Paul Tibbets: Proper Weapon Lubrication Under Extreme Conditions

For the WD-40 crowd, I humbly offer this selection from the “Return of the Enola Gay”,a memoir of Colonel Paul Tibbets, Army Air Corps- a brief tutorial on the maintenance and lubrication of the M-50 machinegun under extreme conditions.

Click Link Here to acquire your copy of “Return Of The Enola Gay”
Page 86-87:

Returning from our first high-altitude practice run, several gunners in our squadron reported their weapons had malfunctioned. I took one look and discovered the cause. The heavy grease with which they were coated had thickened in the subzero temperatures at 20,000 feet, virtually freezing the action.

To solve the problem, I went back to something I learned as a boy in military school when we fired black powder in a little cannon every morning and night. I called all the gunners together for an elementary lesson in the care of their weapons.

“Listen carefully,” I said. “This may save your lives some day over France”

To begin, I told them to take their weapons apart and wash everything in hot water and GI soap in order to remove all traces of the factory grease.

The next step was to take a small quantity of gun oil in the palms of their hands, then lightly rub every part of the gun. This left the metal covered with a light film of oil, protecting it against rust without gumming up the action, even at 20 below zero.

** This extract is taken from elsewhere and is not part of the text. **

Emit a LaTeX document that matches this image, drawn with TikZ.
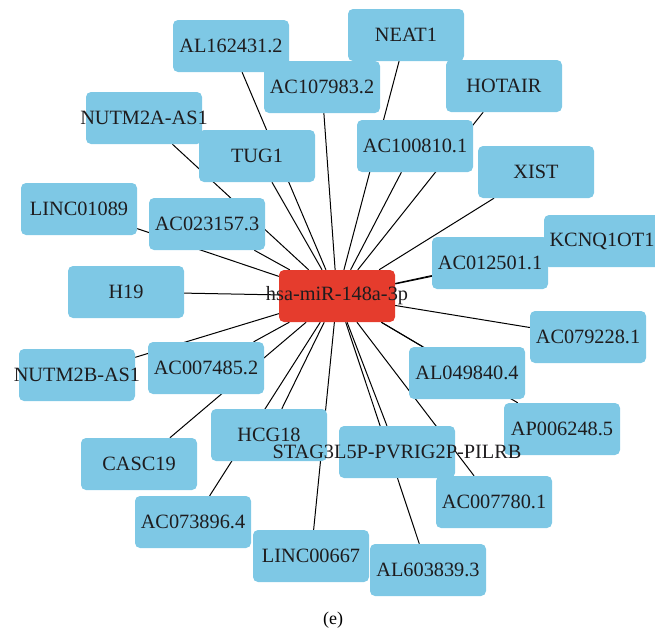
\documentclass[tikz,border=0pt]{standalone}
\usepackage{fontspec}
\setmainfont{Liberation Serif}
\usetikzlibrary{backgrounds}
\definecolor{genecolor}{RGB}{126,200,229}
\definecolor{mirnacolor}{RGB}{229,60,45}
\definecolor{labelcolor}{RGB}{30,28,30}
\tikzset{%
  % Specifications for style of nodes:
        genebase/.style = {rectangle, rounded corners=5pt, inner sep=0pt,
                           minimum width=116pt, minimum height=52pt,
                           text centered, text=labelcolor,
                           font=\fontsize{20.3}{23}\selectfont},
  gene/.style = {genebase, fill=genecolor},
  mirna/.style = {genebase, fill=mirnacolor},
  edge/.style = {draw=black, line width=1pt}
}

\begin{document}
\begin{tikzpicture}[x=1pt, y=-1pt]
  \useasboundingbox (0,0) rectangle (655,635);

  \node (hub)      [mirna] at (337,296) {\makebox[0pt]{hsa-miR-148a-3p}};

  \node (al162431) [gene] at (231,46)  {AL162431.2};
  \node (ac107983) [gene] at (322,87)  {AC107983.2};
  \node (neat1)    [gene] at (406,35)  {NEAT1};
  \node (hotair)   [gene] at (504,86)  {HOTAIR};
  \node (ac100810) [gene] at (415,146) {AC100810.1};
  \node (xist)     [gene] at (536,172) {XIST};
  \node (kcnq1ot1) [gene] at (602,241) {\makebox[0pt]{KCNQ1OT1}};
  \node (ac012501) [gene] at (490,263) {AC012501.1};
  \node (ac079228) [gene] at (588,337) {AC079228.1};
  \node (al049840) [gene] at (467,373) {AL049840.4};
  \node (ap006248) [gene] at (562,429) {AP006248.5};
  \node (ac007780) [gene] at (494,502) {AC007780.1};
  \node (al603839) [gene] at (428,570) {AL603839.3};
  \node (linc00667)[gene] at (311,556) {LINC00667};
  \node (ac073896) [gene] at (193,522) {AC073896.4};
  \node (casc19)   [gene] at (139,464) {CASC19};
  \node (hcg18)    [gene] at (269,435) {HCG18};
  \node (stag3)    [gene] at (397,452) {\makebox[0pt]{STAG3L5P-PVRIG2P-PILRB}};
  \node (ac007485) [gene] at (206,368) {AC007485.2};
  \node (nutm2b)   [gene] at (77,375)  {\makebox[0pt]{NUTM2B-AS1}};
  \node (h19)      [gene] at (126,292) {H19};
  \node (linc01089)[gene] at (79,209)  {LINC01089};
  \node (ac023157) [gene] at (207,224) {AC023157.3};
  \node (nutm2a)   [gene] at (144,118) {\makebox[0pt]{NUTM2A-AS1}};
  \node (tug1)     [gene] at (257,156) {TUG1};

  \node (caption) at (333,620) {\fontsize{18}{20}\selectfont (e)};

  \begin{scope}[on background layer]
    \draw[edge] (hub) -- (al162431);
    \draw[edge] (hub) -- (ac107983);
    \draw[edge] (hub) -- (neat1);
    \draw[edge] (hub) -- (hotair);
    \draw[edge] (hub) -- (ac100810);
    \draw[edge] (hub) -- (xist);
    \draw[edge] (hub) -- (kcnq1ot1);
    \draw[edge] (hub) -- (ac012501);
    \draw[edge] (hub) -- (ac079228);
    \draw[edge] (hub) -- (al049840);
    \draw[edge] (hub) -- (ap006248);
    \draw[edge] (hub) -- (stag3);
    \draw[edge] (hub) -- (ac007780);
    \draw[edge] (hub) -- (al603839);
    \draw[edge] (hub) -- (linc00667);
    \draw[edge] (hub) -- (ac073896);
    \draw[edge] (hub) -- (casc19);
    \draw[edge] (hub) -- (hcg18);
    \draw[edge] (hub) -- (ac007485);
    \draw[edge] (hub) -- (nutm2b);
    \draw[edge] (hub) -- (h19);
    \draw[edge] (hub) -- (linc01089);
    \draw[edge] (hub) -- (ac023157);
    \draw[edge] (hub) -- (nutm2a);
    \draw[edge] (hub) -- (tug1);
  \end{scope}
\end{tikzpicture}
\end{document}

After every practice mission, I ordered the men to repeat this tedious operation. Since the guns were now functioning well,some thought it was nonsense to do the same job over and over again. My strict enforcement of this gun-care order did not make me popular with the men who had to do the tiresome job. Although muttering under their breath, and perhaps referring to me among themselves as a finicky old s.o.b., they soon came to know their guns so well they could take them apart an put them together blindfolded.

There came a day when they would thank me, grudginly perhaps, for being so demanding. A few weeks later they were to see B-17s from other squadrons shot out of the sky because their guns jammed at a crucial moment when under attack by enemy fighters. My own outfit suffered some losses, but fewer than most, and never to my knowledge because of defective weapons.

There is nothing more embarrassing, or potentially fatal, than to have a gun jam at the moment a Messerschimitt is boring in for the kill. After the first time we were within shooting distance of a German fighter, I never had to remind my gunners to keep their equipment in working order. Cleaning their weapons between flights came to be looked upon as life insurance.